| WORK TO DO |
Quote from the first line below through the line that contains "(0,0) rectangle (820,475);", both included, and leave the pictures out.

[Figure scripts]
»»
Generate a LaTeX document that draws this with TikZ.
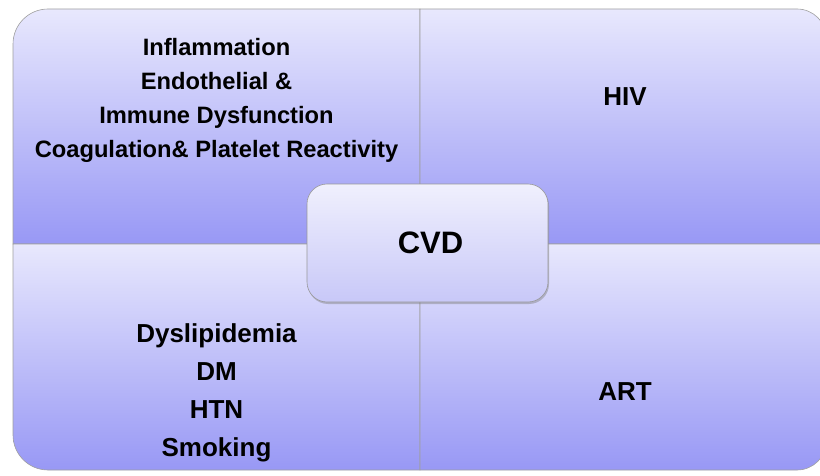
\documentclass[tikz,border=0pt]{standalone}
\usepackage{fontspec}
\setmainfont{Liberation Sans}
\usetikzlibrary{shadows}

\definecolor{quadtop}{RGB}{232,232,253}
\definecolor{quadbot}{RGB}{152,152,245}
\definecolor{hubtop}{RGB}{240,240,253}
\definecolor{hubbot}{RGB}{200,200,248}

\tikzset{
	quad/.style={top color=quadtop, bottom color=quadbot, draw=gray!75, line width=0.6pt},
	hub/.style={top color=hubtop, bottom color=hubbot, draw=gray!80, line width=0.6pt,
		rounded corners=20pt, drop shadow={shadow xshift=1pt, shadow yshift=-2pt, opacity=0.45}},
	txt/.style={align=center, font=\fontsize{26}{38}\selectfont\bfseries}
}

\begin{document}
\begin{tikzpicture}[x=1pt, y=1pt]
	
	\useasboundingbox (0,0) rectangle (820,475);
	
	% QUADRANTS
	\path[quad] (13,231) -- (13,431) arc[start angle=180, end angle=90, radius=35] -- (420,466) -- (420,231) -- cycle;
	\path[quad] (420,231) -- (420,466) -- (797,466) arc[start angle=90, end angle=0, radius=29.5] -- (826.5,231) -- cycle;
	\path[quad] (13,231) -- (13,40) arc[start angle=180, end angle=270, radius=35] -- (420,5) -- (420,231) -- cycle;
	\path[quad] (420,231) -- (420,5) -- (797,5) arc[start angle=270, end angle=360, radius=29.5] -- (826.5,231) -- cycle;
	
	% CENTRE
	\path[hub] (307,173) rectangle (548,291);
	\node[font=\fontsize{31}{36}\selectfont\bfseries] (cvd) at (430.5,232.5) {CVD};
	
	% LABELS
	\node[txt, font=\fontsize{23.7}{34}\selectfont\bfseries] (mech) at (216.5,375)
		{Inflammation\\Endothelial \&\\Immune Dysfunction\\Coagulation\& Platelet Reactivity};
	\node[txt] (hiv) at (625,378) {HIV};
	\node[txt] (risk) at (216.5,82) {Dyslipidemia\\DM\\HTN\\Smoking};
	\node[txt] (art) at (625,83) {ART};
	
\end{tikzpicture}
\end{document}
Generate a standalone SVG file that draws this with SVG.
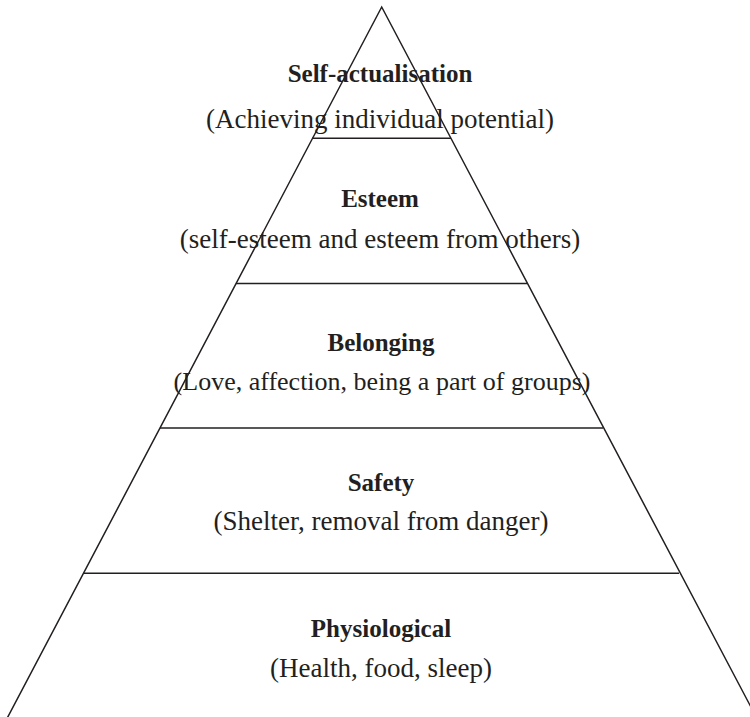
<svg xmlns="http://www.w3.org/2000/svg" width="750" height="717" viewBox="0 0 750 717">
<style>
.t{font-family:"Liberation Serif",serif;font-weight:bold;font-size:25px;fill:#231f20;text-anchor:middle}
.s{font-family:"Liberation Serif",serif;font-size:27px;fill:#231f20;text-anchor:middle}
.ln{stroke:#231f20;stroke-width:1.5;fill:none}
</style>
<rect width="750" height="717" fill="#fff"/>
<g id="connectors">
<path class="ln" d="M2,728 L381.7,7 L762,728"/>
<line class="ln" x1="312" y1="138.3" x2="451" y2="138.3"/>
<line class="ln" x1="236" y1="283.6" x2="527" y2="283.6"/>
<line class="ln" x1="160" y1="428" x2="603" y2="428"/>
<line class="ln" x1="84" y1="573.3" x2="679" y2="573.3"/>
</g>
<g id="self-actualisation"><text class="t" x="380" y="82">Self-actualisation</text><text class="s" x="380" y="128">(Achieving individual potential)</text></g>
<g id="esteem"><text class="t" x="380" y="207">Esteem</text><text class="s" x="380" y="248">(self-esteem and esteem from others)</text></g>
<g id="belonging"><text class="t" x="381" y="351">Belonging</text><text class="s" x="382" y="390" style="font-size:26px">(Love, affection, being a part of groups)</text></g>
<g id="safety"><text class="t" x="381" y="491">Safety</text><text class="s" x="381" y="530">(Shelter, removal from danger)</text></g>
<g id="physiological"><text class="t" x="381" y="637">Physiological</text><text class="s" x="381" y="677">(Health, food, sleep)</text></g>
</svg>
««
| ANSWER TO THE PROBLEM |
Generate a LaTeX document that draws this with TikZ.
\documentclass[tikz,border=0pt]{standalone}
\usepackage{fontspec}
\setmainfont{Liberation Sans}
\usetikzlibrary{shadows}

\definecolor{quadtop}{RGB}{232,232,253}
\definecolor{quadbot}{RGB}{152,152,245}
\definecolor{hubtop}{RGB}{240,240,253}
\definecolor{hubbot}{RGB}{200,200,248}

\tikzset{
	quad/.style={top color=quadtop, bottom color=quadbot, draw=gray!75, line width=0.6pt},
	hub/.style={top color=hubtop, bottom color=hubbot, draw=gray!80, line width=0.6pt,
		rounded corners=20pt, drop shadow={shadow xshift=1pt, shadow yshift=-2pt, opacity=0.45}},
	txt/.style={align=center, font=\fontsize{26}{38}\selectfont\bfseries}
}

\begin{document}
\begin{tikzpicture}[x=1pt, y=1pt]
	
	\useasboundingbox (0,0) rectangle (820,475);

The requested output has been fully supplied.